喉頭軟化症とは?原因や症状、治療法は?

監修医師 小児科 武井 智昭
武井 智昭 日本小児科学会専門医。2002年、慶応義塾大学医学部卒。神奈川県内の病院・クリニックで小児科医としての経験を積み、現在は神奈川県大和市の高座渋谷つばさクリニックに院長として勤務。内科・小児科・アレルギ... 監修記事一覧へ

赤ちゃんが苦しそうにゼーゼーと息をしていると、心配ですよね。「風邪なのかな?」と病院に連れて行くと「喉頭軟化症」と診断されることがあります。それでは、喉頭軟化症とは、どんな病気なのでしょうか?また、どのように対処すれば良いのでしょうか?今回は喉頭軟化症について、原因や症状、診断方法、治療法などをご紹介します。

喉頭軟化症とは?

舌 喉 口腔

喉頭軟化症とは、喉頭を構成する軟骨が軟らかいために起こる喉の病気です。

喉頭の軟骨が軟らかいと、喉頭蓋(こうとうがい)と呼ばれる喉頭の入り口の部分が、息を吸うときに気管の方に引き込まれてしまうのです。

そうすると、息が詰まって苦しくなり、主に息を吸い込むときに「ゼーゼー」「ヒューヒュー」といった喘鳴(ぜんめい)が起きるのですが、喉頭軟化症は乳児期の喘鳴の原因として最も多いものです(※1)。

喉頭軟化症の原因は?

なぜ why 原因

喉頭軟化症の主な原因は、軟骨の成長が不十分であることです。

喉頭は複数の軟骨によって構成されており、そのうちの多くは胎児の時期に軟骨化しますが、喉頭の上部を覆っている部分だけ軟骨化が遅れることがあります。

すると、喉頭の軟骨の一部が軟らかいままとなり、喉頭軟化症が発症します。

喉頭軟化症の症状は?

赤ちゃん 泣く 真っ赤 チアノーゼ

喉頭軟化症の主な症状は、呼吸の際に生じる「ゼーゼー」「ヒューヒュー」という喘鳴です。症状が重い場合、呼吸困難を起こし、顔色が悪くなるチアノーゼや哺乳低下が現れることがあります。

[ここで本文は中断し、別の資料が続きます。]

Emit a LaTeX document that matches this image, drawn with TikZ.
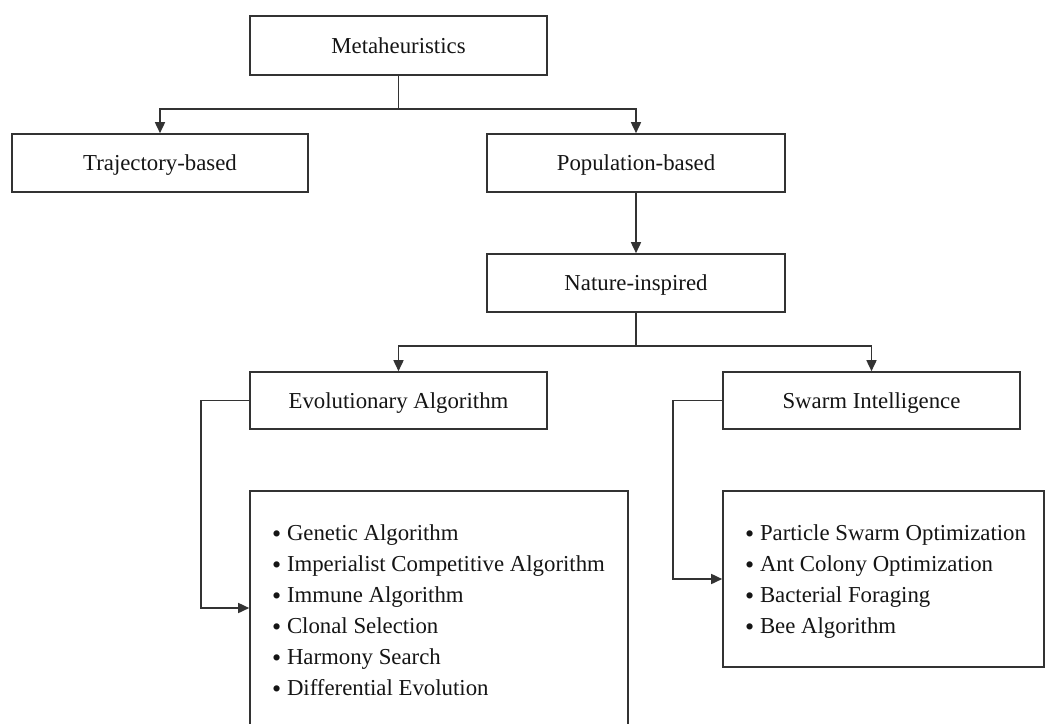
\documentclass[tikz,border=0pt]{standalone}
\usepackage{fontspec}
\setmainfont{Liberation Serif}
\usetikzlibrary{arrows.meta}
\definecolor{linegray}{HTML}{333333}
\definecolor{inkblack}{HTML}{151515}
\newcommand{\itembullet}{{\fontsize{26}{31}\selectfont\raisebox{-2pt}{\textbullet}}}
\begin{document}
\begin{tikzpicture}[x=1pt,y=-1pt,
  every node/.style={text=inkblack},
  boxnode/.style={draw=linegray, line width=1.6pt, fill=white, inner sep=0pt,
    minimum width=#1, minimum height=58pt,
    font=\fontsize{22.8}{27}\selectfont, text height=15pt, text depth=0pt},
  boxnode/.default=297pt,
  listbox/.style={draw=linegray, line width=1.6pt, inner sep=0pt},
  listtext/.style={inner sep=0pt, align=left, anchor=north west,
    font=\fontsize{22.8}{31}\selectfont},
  link/.style={draw=linegray, line width=1.6pt},
  arrowlink/.style={link, -{Triangle[length=11pt,width=10pt]}}
]
\useasboundingbox[fill=white] (0,0) rectangle (1046,723);

% tree boxes
\node[boxnode, minimum height=59pt] (meta) at (398.5,45.5) {Metaheuristics};
\node[boxnode=296pt] (traj) at (160,163) {Trajectory-based};
\node[boxnode=298pt] (pop) at (636,163) {Population-based};
\node[boxnode=298pt] (nat) at (636,283) {Nature-inspired};
\node[boxnode, minimum height=57pt] (evo) at (398.5,400.5) {Evolutionary Algorithm};
\node[boxnode, minimum height=57pt] (swarm) at (871.5,400.5) {Swarm Intelligence};

% list frames (the left one runs past the lower page edge)
\node[listbox, minimum width=378pt, minimum height=234pt] (evobox) at (439,608) {};
\node[listbox, minimum width=321pt, minimum height=176pt] (swarmbox) at (883.5,579) {};

% list contents
\node[listtext] (evolist) at (272,518.3) {\strut\itembullet{} Genetic Algorithm\\
  \itembullet{} Imperialist Competitive Algorithm\\
  \itembullet{} Immune Algorithm\\
  \itembullet{} Clonal Selection\\
  \itembullet{} Harmony Search\\
  \itembullet{} Differential Evolution};
\node[listtext] (swarmlist) at (745,518.3) {\strut\itembullet{} Particle Swarm Optimization\\
  \itembullet{} Ant Colony Optimization\\
  \itembullet{} Bacterial Foraging\\
  \itembullet{} Bee Algorithm};

% junction points
\coordinate (mj) at (398.5,109);
\coordinate (nj) at (636,346);
\coordinate (ej) at (201,400.5);
\coordinate (sj) at (673,400.5);

% connectors
\draw[link] (meta.south) -- (mj);
\draw[arrowlink] (mj) -| (traj.north);
\draw[arrowlink] (mj) -| (pop.north);
\draw[arrowlink] (pop.south) -- (nat.north);
\draw[link] (nat.south) -- (nj);
\draw[arrowlink] (nj) -| (evo.north);
\draw[arrowlink] (nj) -| (swarm.north);
\draw[arrowlink] (evo.west) -- (ej) |- (evobox.west);
\draw[arrowlink] (swarm.west) -- (sj) |- (swarmbox.west);
\end{tikzpicture}
\end{document}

喉頭軟化症は、呼吸量が増え、泣き声も大きくなる生後2週間以内に現れることが多く、生後6ヶ月頃にピークを迎えるとされています(※1)。

喉頭軟化症の診断方法は?

病院 診察 受診 医師 聴診器

喉頭軟化症が疑われる場合、息を吸うときに、喉頭蓋が気管に引き込まれているかをファイバースコープで調べて診断するのが一般的です。

喉頭軟化症の15~60%は、他の気道異常を合併するため、症状が重たい場合には、気管支鏡検査が行われることがあります(※1)。

喉頭軟化症の治療法は?

喉頭軟化症は、多くの場合、気道が発達するにつれて自然に治まっていきます。基本的には、定期的な診察で体重の増減を管理しながら、経過観察します。

ただし、成長障害やチアノーゼが見られるなど、症状がひどい場合は、喉頭レーザー形成術や気管切開といった医療的処置が必要になります。

喉頭軟化症への対処法は?

赤ちゃん 離乳食 食事 スプーン

喘鳴で呼吸が苦しそうなときは、お腹を下にして腹ばいにすると、呼吸が楽になります。また、哺乳によって症状が悪化する場合は、スプーンで少量ずつ飲ませるようにしてください。

ただし、いつもと違う症状が現れ、どうすれば良いのか困ったときは、無理に自宅で対処しようとせず、すぐに小児科を受診しましょう。

喉頭軟化症の赤ちゃんは風邪に注意

赤ちゃん ママ 抱っこ 

喉頭軟化症はあまり知られていない病気なので、赤ちゃんが喉頭軟化症になったと聞くと、不安になるかもしれませんが、多くは成長に合わせて自然に治まっていくものです。

しかし、風邪などの呼吸器感染症にかかると、症状を悪化させてしまうので、感染症にかからないための予防を行うことが大切です。

ママやパパが感染症を持ち帰らないように、帰宅時の手洗いやうがいを徹底したり、加湿器で部屋の乾燥を防いだりして、子供の健康を守っていきましょう。また、風邪を引いてしまったときも、症状を悪化させないように、早めに病院を受診することも大切です。